One of the most important facets of Kolbusz’ art is his use of colour, which can be both startling and sophisticated. In this exhibition the artist reveals his talent for creating unusual and dynamic encounters with colours, where fields that oscillate between muted neutral tones, to vivid, saturated hues are arranged on the picture plane. Colliding into each other, they make shapes that take on random dimensions. There is rarely a smooth dissolution of one glowing section into another, rather shapes and marks seem to clamor for attention as the artist wrestles their co-existence into an over-riding sense of organic equilibrium.


Kolbusz animates his surfaces with a range of different techniques. Sometimes the paint is applied as a stain of sheer colour, which is allowed to gather and drip. In other areas thicker paintwork and broad brush-strokes dominate and bristle against more aqueous forms. Occasionally sharply defined linear marks that are almost graphic in nature are cast against a pale ground. Glyph-like in their contained brevity of form, they act as markers of some secret language, one that seeks to communicate what words cannot.
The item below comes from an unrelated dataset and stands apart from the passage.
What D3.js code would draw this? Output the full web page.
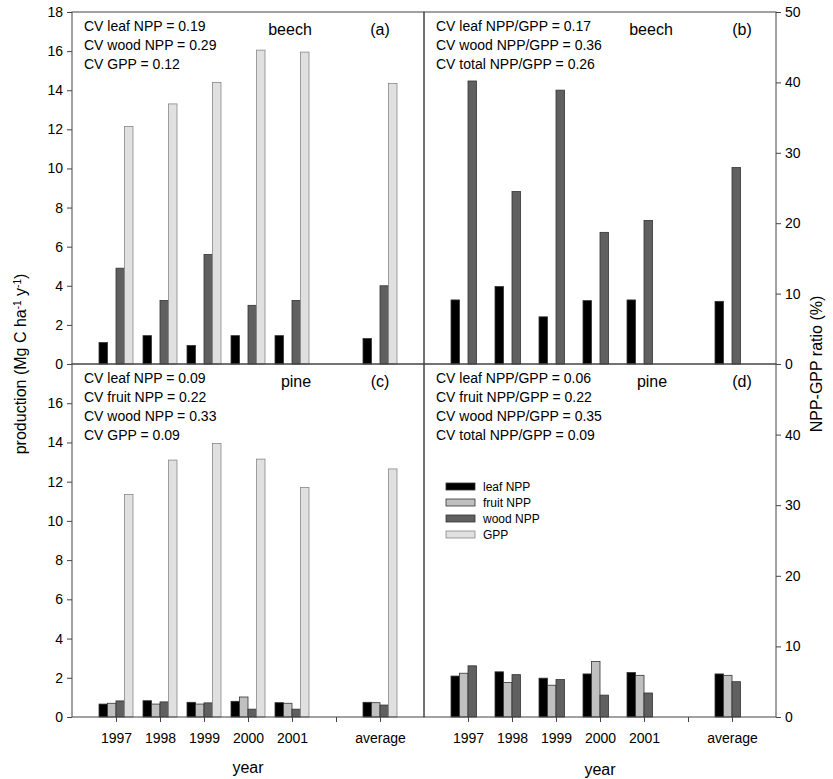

While his images may not directly derive from the natural world and are more broadly inspired by the gamut of sensory experience – for me the fresh aquas and greenish hues of some works call forth visions of the Indian Ocean and its cool embrace. In others a rich palette of yellows and earthy reds evoke the colours of a desert landscape, and all of its arid intensity. Herein lies the magic of abstract art – it allows the viewer to go on a completely personal journey with the work that is essentially un-prescribed.

Yet regardless of palette choices, Kolbusz’ vivid and freeform paintings celebrate the act of creation itself as they resonate with the raw energy of spontaneous gesture.

Marguerite Brown MAArtCur FLINDERS LANE GALLERY
[i] Robert Motherwell, The School of New York, Frank Perls Gallery, Beverly Hills California, 1951 n.p.